Over the past 48 hours, I ran a full forensic scan on a blockchain protocol report. The output? Every field marked as “not provided,” “unclassified,” or “insufficient information.” No technical metrics. No tokenomics. No team background. No risk flags. Nothing.
Most analysts would toss this aside as a broken input. I see it differently. In a market where narratives flood the feed and numbers are weaponized for promotion, a complete absence of structured data is not an error — it is a signal. It tells me the original source had nothing concrete to offer. And that, in a transparency-starved industry, is the most dangerous pattern of all.
Context: The Anatomy of a Data Black Hole
When I audit a project, I start with five core dimensions: technical architecture, token supply mechanics, market footprint, team credibility, and regulatory posture. Any competent analysis should fill at least 30% of those fields, even for a pre-launch idea. The fact that this particular report yielded zero actionable points means one of three things:
- The source material was a pure marketing puff piece with no verifiable on-chain hooks.
- The project intentionally obfuscated its fundamentals behind vague language.
- The pipeline failed to extract data because no data existed to extract.
All three point to the same conclusion: you are being asked to trust without evidence.
I have spent seventeen years inside this industry — building SQL queries on Ethereum mainnet back in 2020, modeling BAYC floor price elasticity in 2021, running forensic wallet tracing during the Terra collapse in 2022, correlating ETF flows in 2024, and deploying AI anomaly detection models in 2026. Every one of those experiences taught me the same lesson: code is law; math is evidence. When the math is absent, the law is unenforceable.
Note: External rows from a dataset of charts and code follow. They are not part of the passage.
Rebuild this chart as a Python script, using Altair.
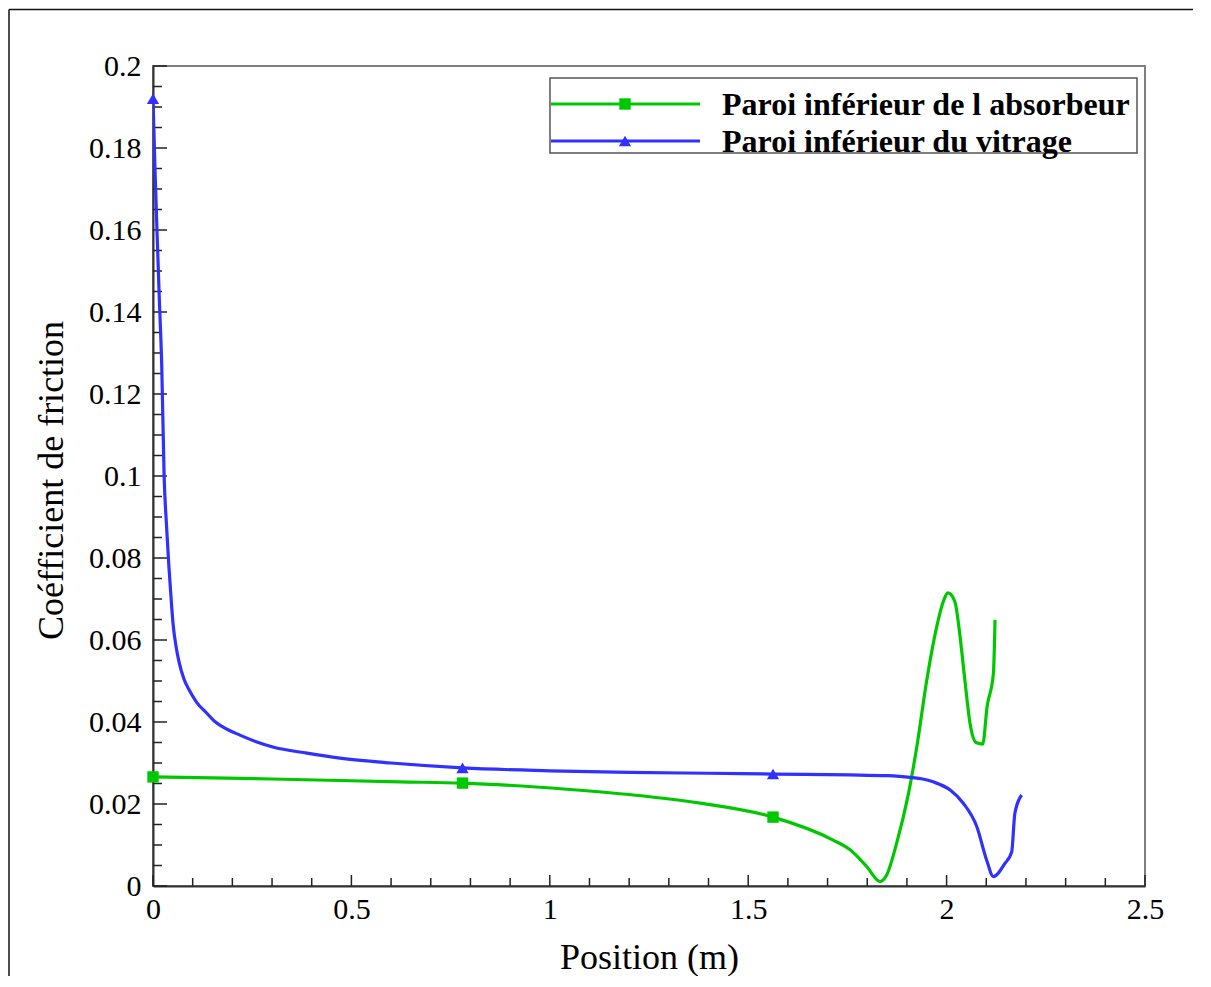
import altair as alt
import pandas as pd

# ---------------- data ----------------
x_vit = [0, 0.005, 0.01, 0.016, 0.022, 0.028, 0.034, 0.04, 0.045, 0.051, 0.058, 0.066,
         0.078, 0.093, 0.11, 0.135, 0.155, 0.176, 0.219, 0.26, 0.302, 0.388, 0.471,
         0.6, 0.78, 1.0, 1.2, 1.4, 1.5625, 1.756, 1.85, 1.908, 1.94, 1.966, 2.009,
         2.042, 2.076, 2.101, 2.118, 2.147, 2.164, 2.172, 2.189]
y_vit = [0.192, 0.175, 0.16, 0.143, 0.127, 0.100, 0.088, 0.078, 0.071, 0.0635, 0.0585, 0.0545,
         0.0505, 0.0475, 0.0448, 0.0422, 0.0402, 0.0388, 0.0368, 0.0352, 0.0339, 0.0324, 0.0312,
         0.0300, 0.0288, 0.0281, 0.0277, 0.0275, 0.0273, 0.0271, 0.0269, 0.0265, 0.0261, 0.0254, 0.0234,
         0.0202, 0.0145, 0.0063, 0.0023, 0.0055, 0.0083, 0.0177, 0.0222]

x_abs = [0, 0.3, 0.622, 0.78, 1.043, 1.21, 1.379, 1.5625, 1.714, 1.756, 1.799, 1.832,
         1.849, 1.874, 1.904, 1.925, 1.95, 1.975, 1.99, 2.004, 2.021, 2.033, 2.046,
         2.059, 2.074, 2.091, 2.102, 2.118, 2.122]
y_abs = [0.0266, 0.0261, 0.0254, 0.0251, 0.0236, 0.0222, 0.0202, 0.0168, 0.0112, 0.0089, 0.0047, 0.0011,
         0.0027, 0.0104, 0.0226, 0.034, 0.0502, 0.0632, 0.0689, 0.0715, 0.0693, 0.0616, 0.0502,
         0.0397, 0.035, 0.0346, 0.0437, 0.0519, 0.0649]

marker_x = [0, 0.78, 1.5625]
marker_vit = [0.192, 0.0288, 0.0273]
marker_abs = [0.0266, 0.0251, 0.0168]

series_names = ["Paroi inférieur de l absorbeur", "Paroi inférieur du vitrage"]
series_colors = ["#00c800", "#3030ff"]

x_ticks_major = [0, 0.5, 1, 1.5, 2, 2.5]
x_ticks_minor = [0.1, 0.2, 0.3, 0.4, 0.6, 0.7, 0.8, 0.9, 1.1, 1.2, 1.3, 1.4,
                 1.6, 1.7, 1.8, 1.9, 2.1, 2.2, 2.3, 2.4]
y_ticks_major = [0, 0.02, 0.04, 0.06, 0.08, 0.1, 0.12, 0.14, 0.16, 0.18, 0.2]
y_ticks_minor = [0.005, 0.01, 0.015, 0.025, 0.03, 0.035, 0.045, 0.05, 0.055,
                 0.065, 0.07, 0.075, 0.085, 0.09, 0.095, 0.105, 0.11, 0.115,
                 0.125, 0.13, 0.135, 0.145, 0.15, 0.155, 0.165, 0.17, 0.175,
                 0.185, 0.19, 0.195]

# ---------------- layout ----------------
W, H = 992, 820
FONT = "Liberation Serif"

lines_df = pd.concat([
    pd.DataFrame({"x": x_abs, "y": y_abs, "serie": series_names[0], "o": range(len(x_abs))}),
    pd.DataFrame({"x": x_vit, "y": y_vit, "serie": series_names[1], "o": range(len(x_vit))}),
])
mk_abs_df = pd.DataFrame({"x": marker_x, "y": marker_abs})
mk_vit_df = pd.DataFrame({"x": marker_x, "y": marker_vit})

x_axis = alt.Axis(title="Position (m)", values=x_ticks_major, format="~g", grid=False,
                  ticks=False, tickSize=0, labelPadding=8, labelFont=FONT, labelFontSize=30,
                  labelColor="black", titleFont=FONT, titleFontSize=36, titleFontWeight="normal",
                  titleColor="black", titleY=82, titleBaseline="alphabetic",
                  domainColor="#333333", domainWidth=2, labelFlush=False)
y_axis = alt.Axis(title="Coéfficient de friction", values=y_ticks_major, format="~g", grid=False,
                  ticks=False, tickSize=0, labelPadding=12, labelFont=FONT, labelFontSize=30,
                  labelColor="black", titleFont=FONT, titleFontSize=36, titleFontWeight="normal",
                  titleColor="black", titleAngle=-90, titleX=-91, titleY=414,
                  titleAlign="center", titleBaseline="alphabetic",
                  domainColor="#333333", domainWidth=2, labelFlush=False)

xs = alt.Scale(domain=[0, 2.5], nice=False, zero=False)
ys = alt.Scale(domain=[0, 0.2], nice=False, zero=False)
X = alt.X("x:Q", scale=xs, axis=x_axis)
Y = alt.Y("y:Q", scale=ys, axis=y_axis)

color = alt.Color("serie:N", scale=alt.Scale(domain=series_names, range=series_colors), legend=None)

lines = alt.Chart(lines_df).mark_line(strokeWidth=3.2, clip=True, interpolate="monotone").encode(
    x=X, y=Y, color=color, order="o:Q", detail="serie:N")

pts_abs = alt.Chart(mk_abs_df).mark_point(shape="square", filled=True, size=130, opacity=1,
                                          color=series_colors[0]).encode(x=X, y=Y)
pts_vit = alt.Chart(mk_vit_df).mark_point(shape="triangle-up", filled=True, size=150, opacity=1,
                                          color=series_colors[1]).encode(x=X, y=Y)

# inward ticks
xt_major = alt.Chart(pd.DataFrame({"x": x_ticks_major})).mark_rule(color="#222", strokeWidth=1.5).encode(
    x=X, y=alt.value(H), y2=alt.value(H - 11))
xt_minor = alt.Chart(pd.DataFrame({"x": x_ticks_minor})).mark_rule(color="#222", strokeWidth=1.5).encode(
    x=X, y=alt.value(H), y2=alt.value(H - 8))
yt_major = alt.Chart(pd.DataFrame({"y": y_ticks_major})).mark_rule(color="#222", strokeWidth=1.5).encode(
    y=Y, x=alt.value(0), x2=alt.value(14))
yt_minor = alt.Chart(pd.DataFrame({"y": y_ticks_minor})).mark_rule(color="#222", strokeWidth=1.5).encode(
    y=Y, x=alt.value(0), x2=alt.value(9))

# legend box
one = pd.DataFrame({"k": [0]})
leg_box = alt.Chart(one).mark_rect(fill="white", stroke="#555555", strokeWidth=1.5).encode(
    x=alt.value(397), x2=alt.value(984), y=alt.value(12), y2=alt.value(87))
leg_layers = [leg_box]
leg_y = [38, 75]
shapes = ["square", "triangle-up"]
sizes = [130, 150]
for i in range(2):
    leg_layers.append(alt.Chart(one).mark_rule(color=series_colors[i], strokeWidth=3.2).encode(
        x=alt.value(398), x2=alt.value(547), y=alt.value(leg_y[i])))
    leg_layers.append(alt.Chart(one).mark_point(shape=shapes[i], filled=True, size=sizes[i], opacity=1,
                                                color=series_colors[i]).encode(
        x=alt.value(472), y=alt.value(leg_y[i])))
    leg_layers.append(alt.Chart(one).mark_text(text=series_names[i], font=FONT, fontSize=32,
                                               fontWeight="bold", color="black", align="left",
                                               baseline="alphabetic").encode(
        x=alt.value(569), y=alt.value(leg_y[i] + 11)))

# outer frame (left and top edges of the figure)
frame_left = alt.Chart(one).mark_rule(color="#111", strokeWidth=1.5).encode(
    x=alt.value(-144), y=alt.value(-56.5), y2=alt.value(910))
frame_top = alt.Chart(one).mark_rule(color="#111", strokeWidth=1.5).encode(
    x=alt.value(-144), x2=alt.value(1040), y=alt.value(-56.5))

chart = alt.layer(
    frame_left, frame_top, xt_minor, xt_major, yt_minor, yt_major,
    lines, pts_abs, pts_vit, *leg_layers
).properties(
    width=W, height=H,
    autosize=alt.AutoSizeParams(type="none"),
    padding={"left": 145, "top": 58, "right": 48, "bottom": 90},
    background="white",
).configure_view(stroke="#7f7f7f", strokeWidth=2)

chart.save("out.html", embed_options={"renderer": "svg", "actions": False})
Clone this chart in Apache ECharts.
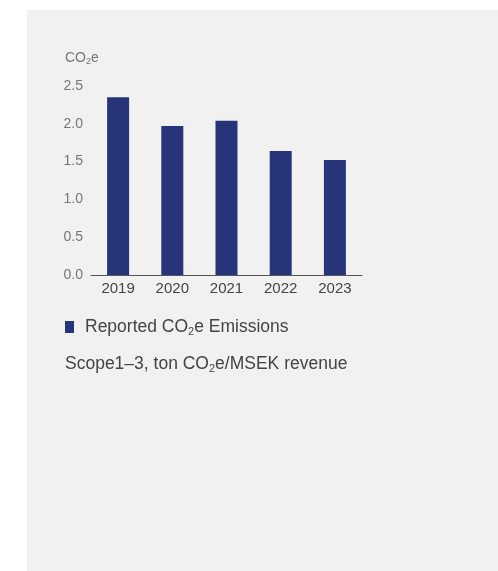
<!DOCTYPE html>
<html>
<head>
<meta charset="utf-8">
<script src="https://cdn.jsdelivr.net/npm/echarts@6/dist/echarts.min.js"></script>
<style>
html,body{margin:0;padding:0;background:#ffffff;}
#panel{position:absolute;left:27px;top:10px;width:471px;height:561px;background:#f1f1f1;}
#chart{position:absolute;left:0;top:0;width:498px;height:571px;}
</style>
</head>
<body>
<div id="panel"></div>
<div id="chart"></div>
<script>
const categories = ['2019', '2020', '2021', '2022', '2023'];
const emissions = [2.35, 1.97, 2.04, 1.64, 1.52];
const yTicks = [0, 0.5, 1.0, 1.5, 2.0, 2.5];
const seriesName = 'Reported CO2e Emissions';
const unitText = 'Scope1–3, ton CO2e/MSEK revenue';

const FONT = 'Liberation Sans, Arial, sans-serif';
const legendRich = {
  a: {fontSize: 17.5, color: '#444', fontFamily: FONT},
  s: {fontSize: 11, color: '#444', fontFamily: FONT, padding: [9, 0, 0, 0]}
};
const gRich = {
  a: {fontSize: 17.5, fill: '#444', fontFamily: FONT},
  s: {fontSize: 11, fill: '#444', fontFamily: FONT, padding: [9, 0, 0, 0]},
  ta: {fontSize: 14, fill: '#777', fontFamily: FONT},
  ts: {fontSize: 9, fill: '#777', fontFamily: FONT, padding: [7, 0, 0, 0]}
};
function co2(str, a, s) {
  return str.split('CO2').map(p => '{' + a + '|' + p + '}').join('{' + a + '|CO}{' + s + '|2}');
}

const chart = echarts.init(document.getElementById('chart'), null, {renderer: 'canvas'});
chart.setOption({
  backgroundColor: 'transparent',
  animation: false,
  grid: {left: 91, right: 136, top: 86, bottom: 296},
  xAxis: {
    type: 'category',
    data: categories,
    axisLine: {lineStyle: {color: '#555', width: 1}},
    axisTick: {show: false},
    axisLabel: {color: '#444', fontSize: 15, fontFamily: FONT, margin: 6}
  },
  yAxis: {
    type: 'value',
    min: yTicks[0],
    max: yTicks[yTicks.length - 1],
    interval: 0.5,
    splitLine: {show: false},
    axisLine: {show: false},
    axisTick: {show: false},
    axisLabel: {color: '#777', fontSize: 14, fontFamily: FONT, margin: 8,
      formatter: v => v.toFixed(1)}
  },
  legend: {
    left: 65, top: 318, padding: 0,
    itemWidth: 9, itemHeight: 12, icon: 'rect',
    data: [seriesName],
    formatter: n => co2(n, 'a', 's'),
    textStyle: {rich: legendRich, padding: [0, 0, 0, 6]}
  },
  series: [{
    name: seriesName,
    type: 'bar',
    data: emissions,
    barWidth: 22,
    itemStyle: {color: '#283479'}
  }],
  graphic: [
    {type: 'text', left: 65, top: 355, style: {text: co2(unitText, 'a', 's'), rich: gRich}},
    {type: 'text', left: 65, top: 51, style: {text: co2('CO2e', 'ta', 'ts'), rich: gRich}}
  ]
});
</script>
</body>
</html>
Core: The On-Chain Evidence of Nothing
Let me walk you through what a real data pipeline would have captured. Imagine the original article claimed a protocol had “$50 million in TVL” or “a novel stablecoin mechanism.” A proper analysis would anchor those claims to specific contract addresses, transaction hashes, and timestamped blocks. My Dune dashboards would query the actual balances, compute the liquidity depth, and cross-reference against known exploit patterns.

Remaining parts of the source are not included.